Upon returning from the NCI, Taylor became a co-coach late in the season with the Calgary Flames midget AAA team along with Mark Howell. While attending a symposium, he was notified of an opening for a coaching position with the Red Deer College Kings ice hockey team. He eventually accepted the position in May 2000. Prior to his first season in this role, Taylor lost two defencemen and struggled to fill the lineup. He was eventually let go from the organization after three years as he failed to complete one the requirements of his probation.

==Professional coaching career==
Upon leaving Red Deer College, Taylor was named head coach and director of hockey operations for the Reading Royals of the ECHL prior to the 2005–06 season. During his first season with the team, Taylor led them to a 42–23–7 regular-season record and was selected as the co-coach for the American Conference at the ECHL's 2006 All-Star game. This marked the organization's second 40-plus win season in team history and third consecutive playoff appearance. In his third season with the team, Taylor amassed a 112–82–22 total record as the Royals lost in the second round of the 2008 Kelly Cup playoffs to the eventual-champion Cincinnati Cyclones. He eventually left the Royals organization in 2008 once they landed an ECHL affiliation with the Los Angeles Kings and became the first head coach of the Ontario Reign. During their inaugural season, Taylor helped lead the team to a 7–4–1–1 record through their first 13 games. Their success continued through the 2008–09 season as he helped them capture the 2009 Pacific Division championship.

Taylor remained with the Reign until 2011 when he accepted an assistant coaching position with the Chicago Wolves of the American Hockey League (AHL). He spent the 2011–12 season with the Wolves, where he helped the club post a 42–27–7 record during the regular season to win the Midwest Division title. Following his first tenure in the AHL, Taylor spent one season as a scout for the Vancouver Canucks before joining the Portland Winterhawks organization in the Western Hockey League (WHL) as an assistant coach. As an assistant coach with the Winterhawks, Taylor helped lead them to a 54–13–5 record and advance to the 2014 WHL Championship Finals against the Edmonton Oil Kings.
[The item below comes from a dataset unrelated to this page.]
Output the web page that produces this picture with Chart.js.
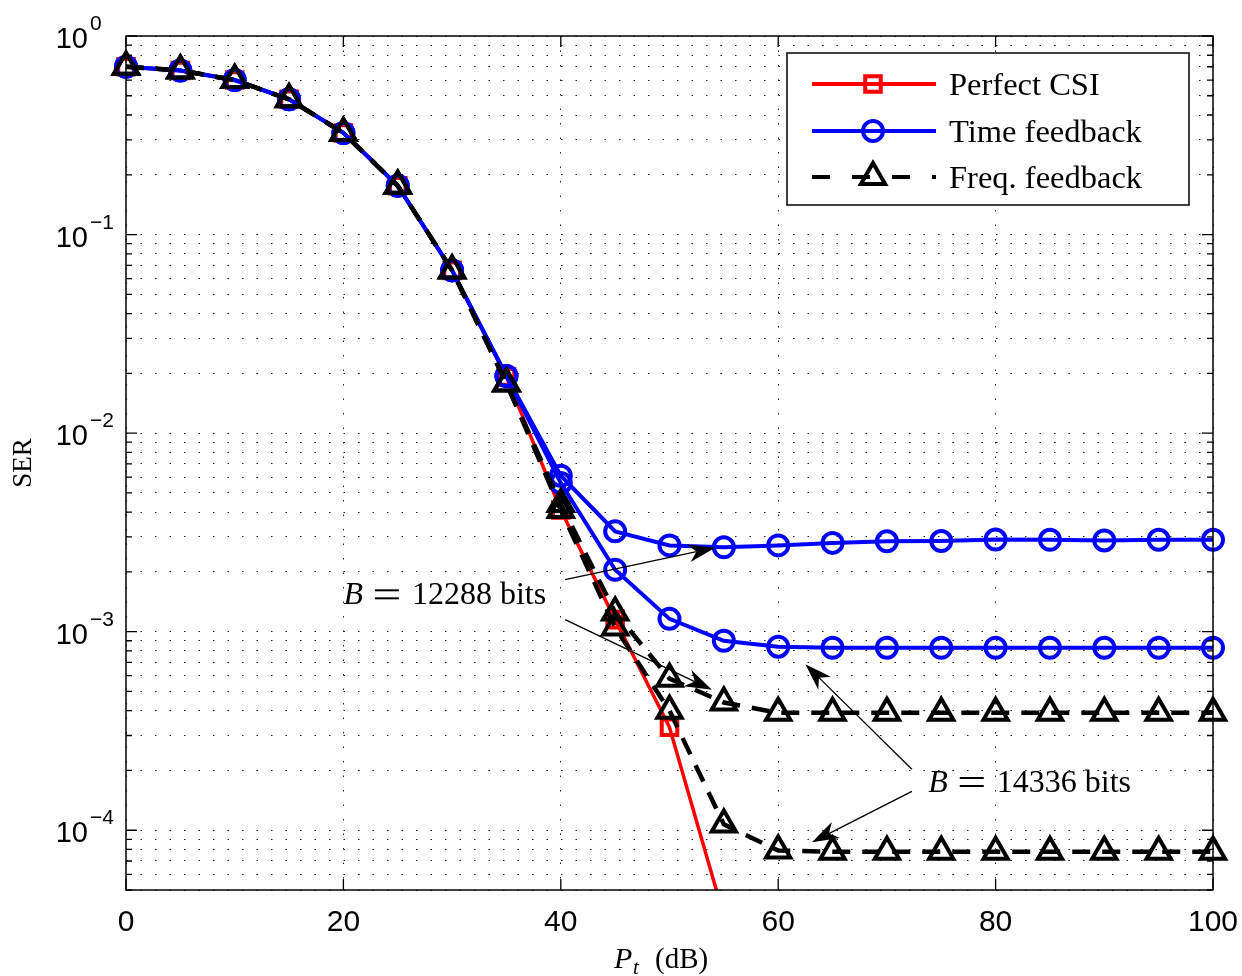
<!DOCTYPE html>
<html>
<head>
<meta charset="utf-8">
<script src="https://cdn.jsdelivr.net/npm/chart.js@4"></script>
<style>
  html, body { margin: 0; padding: 0; background: #fff; }
  #wrap { width: 1242px; height: 976px; }
</style>
</head>
<body>
<div id="wrap"><canvas id="serChart" width="1242" height="976"></canvas></div>
<script>
// SER vs transmit power
const ptValues = [0, 5, 10, 15, 20, 25, 30, 35, 40, 45, 50, 55, 60, 65, 70, 75, 80, 85, 90, 95, 100];

const perfectCSI = [0.70, 0.67, 0.60, 0.48, 0.325, 0.176, 0.066, 0.0192, 0.0041, 0.00115, 0.00033, 0.000037];

const timeB12288 = [0.70, 0.67, 0.60, 0.48, 0.325, 0.176, 0.066, 0.0194, 0.0061, 0.0032, 0.00272, 0.00266,
    0.00272, 0.00280, 0.00285, 0.00286, 0.00291, 0.00290, 0.00288, 0.00290, 0.00290];
const timeB14336 = [0.70, 0.67, 0.60, 0.48, 0.325, 0.176, 0.066, 0.0194, 0.0056, 0.00205, 0.00116, 0.00090,
    0.00084, 0.00083, 0.00083, 0.00083, 0.00083, 0.00083, 0.00083, 0.00083, 0.00083];

const freqB12288 = [0.70, 0.67, 0.60, 0.48, 0.325, 0.176, 0.066, 0.0178, 0.0044, 0.00125, 0.00058, 0.00044,
    0.00039, 0.00039, 0.00039, 0.00039, 0.00039, 0.00039, 0.00039, 0.00039, 0.00039];
const freqB14336 = [0.70, 0.67, 0.60, 0.48, 0.325, 0.176, 0.066, 0.0178, 0.0041, 0.00105, 0.00040, 0.000107,
    0.000079, 0.000078, 0.000078, 0.000078, 0.000078, 0.000078, 0.000078, 0.000078, 0.000078];

const xTicks = [0, 20, 40, 60, 80, 100];
const yDecades = [-4, -3, -2, -1, 0];
const yMin = 5e-5;
const yMax = 1;

const legendLabels = ["Perfect CSI", "Time feedback", "Freq. feedback"];

// annotation text + arrows in data coordinates [x, SER]
const notes = [
    { text: "12288", at: [20.0, 1.56e-3], arrows: [[[40.4, 1.83e-3], [54.2, 2.65e-3]], [[40.4, 1.15e-3], [53.9, 5.1e-4]]] },
    { text: "14336", at: [73.8, 1.77e-4], arrows: [[[72.3, 2.03e-4], [62.5, 6.85e-4]], [[72.3, 1.57e-4], [63.1, 8.7e-5]]] }
];

function pairs(ys) {
    return ys.map((y, i) => ({ x: ptValues[i], y: y }));
}

const SANS = "'Liberation Sans', Arial, sans-serif";
const SERIF = "'Liberation Serif', 'Times New Roman', serif";
const DASH = [18, 12];
const CLIP = { left: 20, top: 20, right: 20, bottom: 0 };

const styles = [
    { color: "#ff0000", point: "rect", radius: 11, width: 3.5, dash: [] },
    { color: "#0000ff", point: "circle", radius: 10, width: 4, dash: [] },
    { color: "#000000", point: "triangle", radius: 14, width: 4.5, dash: DASH }
];

function ds(label, ys, s, order) {
    return {
        label: label,
        data: pairs(ys),
        borderColor: s.color,
        borderWidth: s.width,
        borderDash: s.dash,
        pointStyle: s.point,
        pointRadius: s.radius,
        pointHoverRadius: s.radius,
        pointBorderColor: s.color,
        pointBackgroundColor: "rgba(0,0,0,0)",
        pointBorderWidth: 4,
        tension: 0,
        clip: CLIP,
        order: order
    };
}

function arrow(ctx, x0, y0, x1, y1) {
    const ang = Math.atan2(y1 - y0, x1 - x0);
    const len = 27, half = 9, back = 19;
    ctx.beginPath();
    ctx.moveTo(x0, y0);
    ctx.lineTo(x1 - Math.cos(ang) * back, y1 - Math.sin(ang) * back);
    ctx.lineWidth = 1.3;
    ctx.strokeStyle = "#000";
    ctx.stroke();
    const bx = x1 - Math.cos(ang) * len, by = y1 - Math.sin(ang) * len;
    const nx = -Math.sin(ang), ny = Math.cos(ang);
    const mx = x1 - Math.cos(ang) * back, my = y1 - Math.sin(ang) * back;
    ctx.beginPath();
    ctx.moveTo(x1, y1);
    ctx.lineTo(bx + nx * half, by + ny * half);
    ctx.lineTo(mx, my);
    ctx.lineTo(bx - nx * half, by - ny * half);
    ctx.closePath();
    ctx.fillStyle = "#000";
    ctx.fill();
}

function drawMarker(ctx, s, x, y) {
    Chart.helpers.drawPoint(ctx, { pointStyle: s.point, radius: s.radius, borderWidth: 4, rotation: 0 }, x, y);
}

const overlay = {
    id: "overlay",
    afterDraw(chart) {
        const ctx = chart.ctx;
        const a = chart.chartArea;
        const xs = chart.scales.x, ys = chart.scales.y;
        ctx.save();

        // box
        ctx.strokeStyle = "#000";
        ctx.lineWidth = 1.5;
        ctx.setLineDash([]);
        ctx.strokeRect(a.left, a.top, a.right - a.left, a.bottom - a.top);

        // inward ticks
        ctx.lineWidth = 1.3;
        ctx.beginPath();
        xTicks.forEach(v => {
            const px = xs.getPixelForValue(v);
            ctx.moveTo(px, a.bottom); ctx.lineTo(px, a.bottom - 11);
            ctx.moveTo(px, a.top); ctx.lineTo(px, a.top + 11);
        });
        ys.ticks.forEach(t => {
            const py = ys.getPixelForValue(t.value);
            const e = Math.log10(t.value);
            const L = Math.abs(e - Math.round(e)) < 1e-6 ? 11 : 6;
            ctx.moveTo(a.left, py); ctx.lineTo(a.left + L, py);
            ctx.moveTo(a.right, py); ctx.lineTo(a.right - L, py);
        });
        ctx.stroke();

        // tick labels
        ctx.fillStyle = "#000";
        ctx.font = "30px " + SANS;
        ctx.textAlign = "center";
        ctx.textBaseline = "alphabetic";
        xTicks.forEach(v => ctx.fillText(String(v), xs.getPixelForValue(v), 931));
        yDecades.forEach(e => {
            const py = ys.getPixelForValue(Math.pow(10, e));
            ctx.font = "29px " + SANS;
            ctx.textAlign = "right";
            ctx.fillText("10", 88, py + 12);
            ctx.font = "21px " + SANS;
            ctx.textAlign = "left";
            ctx.fillText(e === 0 ? "0" : "\u2212" + (-e), 90, py - 6);
        });

        // axis titles
        ctx.textAlign = "left";
        ctx.font = "italic 30px " + SERIF;
        ctx.fillText("P", 614, 968);
        ctx.font = "italic 21px " + SERIF;
        ctx.fillText("t", 633, 974);
        ctx.font = "29px " + SERIF;
        ctx.fillText("(dB)", 655, 968);

        ctx.save();
        ctx.translate(31, 463);
        ctx.rotate(-Math.PI / 2);
        ctx.textAlign = "center";
        ctx.font = "27px " + SERIF;
        ctx.fillText("SER", 0, 0);
        ctx.restore();

        // annotations
        notes.forEach(n => {
            n.arrows.forEach(ar => {
                arrow(ctx, xs.getPixelForValue(ar[0][0]), ys.getPixelForValue(ar[0][1]),
                    xs.getPixelForValue(ar[1][0]), ys.getPixelForValue(ar[1][1]));
            });
            let px = xs.getPixelForValue(n.at[0]);
            const py = ys.getPixelForValue(n.at[1]) + 11;
            ctx.fillStyle = "#000";
            ctx.textAlign = "left";
            ctx.font = "italic 32px " + SERIF;
            ctx.fillText("B", px, py);
            px += ctx.measureText("B").width + 12;
            // wide math equals sign
            ctx.fillRect(px, py - 15, 24, 2);
            ctx.fillRect(px, py - 7, 24, 2);
            px += 24 + 13;
            ctx.font = "32px " + SERIF;
            ctx.fillText(n.text + " bits", px, py);
        });

        // legend
        const lx = 787, ly = 53, lw = 402, lh = 152;
        ctx.fillStyle = "#fff";
        ctx.fillRect(lx, ly, lw, lh);
        ctx.lineWidth = 1.5;
        ctx.strokeStyle = "#000";
        ctx.strokeRect(lx, ly, lw, lh);
        const rows = [84, 131, 177];
        legendLabels.forEach((lab, i) => {
            const s = styles[i];
            const y = rows[i];
            ctx.save();
            ctx.strokeStyle = s.color;
            ctx.lineWidth = 4;
            ctx.setLineDash(s.dash.length ? [18, 22] : []);
            ctx.beginPath();
            ctx.moveTo(812, y); ctx.lineTo(936, y);
            ctx.stroke();
            ctx.setLineDash([]);
            ctx.strokeStyle = s.color;
            ctx.fillStyle = "rgba(0,0,0,0)";
            ctx.lineWidth = 4;
            drawMarker(ctx, s, 873, y);
            ctx.restore();
            ctx.fillStyle = "#000";
            ctx.font = "32.5px " + SERIF;
            ctx.textAlign = "left";
            ctx.fillText(lab, 949, y + 11);
        });

        ctx.restore();
    }
};

new Chart(document.getElementById("serChart"), {
    type: "line",
    data: {
        datasets: [
            ds("Freq. feedback B=12288", freqB12288, styles[2], 1),
            ds("Freq. feedback B=14336", freqB14336, styles[2], 1),
            ds("Time feedback B=12288", timeB12288, styles[1], 2),
            ds("Time feedback B=14336", timeB14336, styles[1], 2),
            ds("Perfect CSI", perfectCSI, styles[0], 3)
        ]
    },
    options: {
        responsive: false,
        animation: false,
        events: [],
        layout: { padding: { left: 0, top: 36, right: 29, bottom: 0 } },
        plugins: {
            legend: { display: false },
            tooltip: { enabled: false }
        },
        scales: {
            x: {
                type: "linear",
                min: 0,
                max: 100,
                afterBuildTicks: scale => { scale.ticks = xTicks.map(v => ({ value: v })); },
                afterFit: scale => { scale.height = 86; },
                ticks: { display: false },
                grid: { color: "#222", lineWidth: 1, drawTicks: false },
                border: { display: false, dash: [1.5, 13] }
            },
            y: {
                type: "logarithmic",
                min: yMin,
                max: yMax,
                afterBuildTicks: scale => {
                    const t = [];
                    yDecades.concat([-5]).forEach(e => {
                        for (let m = 1; m <= 9; m++) {
                            const v = m * Math.pow(10, e);
                            if (v >= yMin * 0.999 && v <= yMax * 1.001) t.push({ value: v });
                        }
                    });
                    t.sort((p, q) => p.value - q.value);
                    scale.ticks = t;
                },
                afterFit: scale => { scale.width = 126; },
                ticks: { display: false },
                grid: { color: "#222", lineWidth: 1, drawTicks: false },
                border: { display: false, dash: [1.5, 13] }
            }
        }
    },
    plugins: [overlay]
});
</script>
</body>
</html>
As such, he was recruited by the Dallas Stars organization to coach their AHL affiliate, the Texas Stars, during the 2014–15 season.

Taylor remained with the Stars organization for four years, amassing a 152–108–30–14 record as they made the playoffs in three of his four seasons. In his final season with the Stars organization, Taylor led the team to a 38–24–14 regular-season record as they met with the Toronto Marlies in the 2018 Calder Cup Finals. He eventually left the Stars to become head coach of Milwaukee Admirals, the AHL affiliate of the Nashville Predators. During the 2019–20 season, Taylor received the Louis A. R. Pieri Memorial Award as the league's most outstanding coach during the season. As a result of the NHL's COVID-19 protocol, Taylor was called up to the NHL as a replacement for the Predators' head coach in December 2021. He subsequently coached the Predators to a 5–2 win against the Colorado Avalanche on December 17, 2021.

==Personal life==
Taylor and his wife, Bev, have two children together. They spend much of their offseason at a family farm in Saskatchewan.